The basis of ‘extracting from’ and ‘accumulating to’ demands the software is ‘distributed’ in concept and in practice. In a mega-infrastructure you might be running any number (unlimited) of extract/accumulate pairs across any number of system pairs. And yes, that means you are not restricted to a single vault. You may decide to have different vaults for different divisions for example.
Given the distributed and platform-neutral nature of the software the mechanism for administering it needs to be neutral/easy too. You don’t want to have to be handling system-specific horrors such as JCL etc. This is where the ‘administration’ (browser) component comes into play. In this house you describe the things you want to be extracted, where you want them to be stored, when you want things to run, how often, under what restrictions, etc. You can also watch (monitor) all the concurrent actions running from this browser too, across all computers from the single browser seat.
Having lightly described the distributed basics (administration, extraction, accumulation, vault) finally there needs to be some glue to hold all this together. This is the ‘(Adabas) System Coordinator’. System Coordinator understands the network of computers where this software is installed (automatically during installation across the various machines). You will find your administration browser magically acquires this knowledge thereby making your life easier when picking the from/to pairs for the extract/accumulate actions you define.
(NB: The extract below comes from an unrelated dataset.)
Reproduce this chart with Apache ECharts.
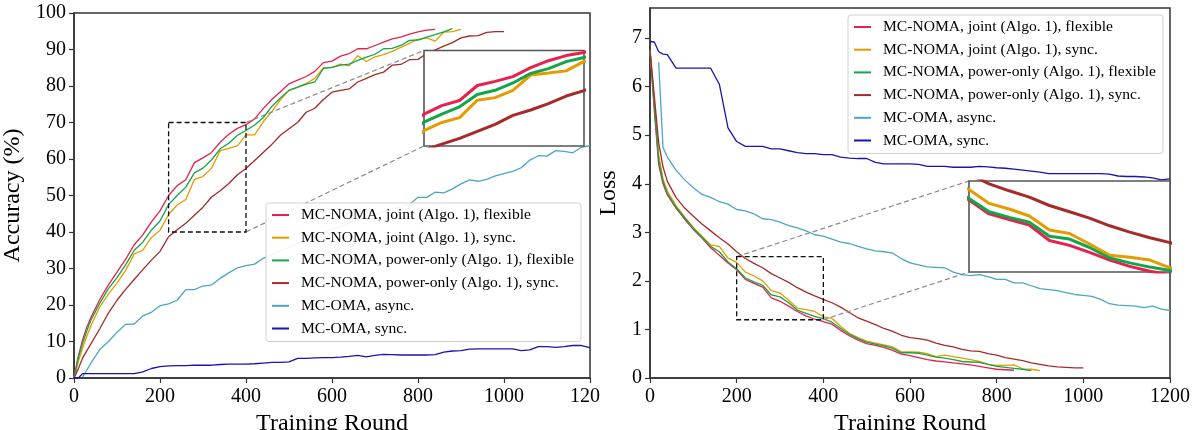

The System Coordinator ‘network’ manages itself according to the actions you define so that extractors and accumulators will run when you want them to - automatically. You can set the ‘pace’ at which these things run too for example so as not to overload etc.
The communication bewteen all these components is by TCP/IP without need for the Net-Work product.
There is one thing that confuses people. Well two actually…
First is the administration browser cannot run on mainframe. The browser can only run on either (or both) Unix or Windows (LUW). This is quite an obvious limitation since the mainframe finds browser displays a bit difficult.
Second, the installation of all the components is performed from non-mainframe (LUW). This means anyone wishing to install components onto mainframe must do so from ‘off-host’ by getting the Installer to ‘push’ the mainframe components up onto your mainframe. For a single mainframe implementation a site would:
a) Drop the Installer on your choice of LUW stations.
b) Use the Installer to drop the Archiver onto your choice of LUW browser.
c) Use the Installer to drop (push) the Archiver up to your mainframe.
The pre-reqs (other than Adabas) get dropped as needed during the installation process (System Management Hub etc) where needed.
A brief (but still long) tale, hopefully it makes sense to whoever needs it in future.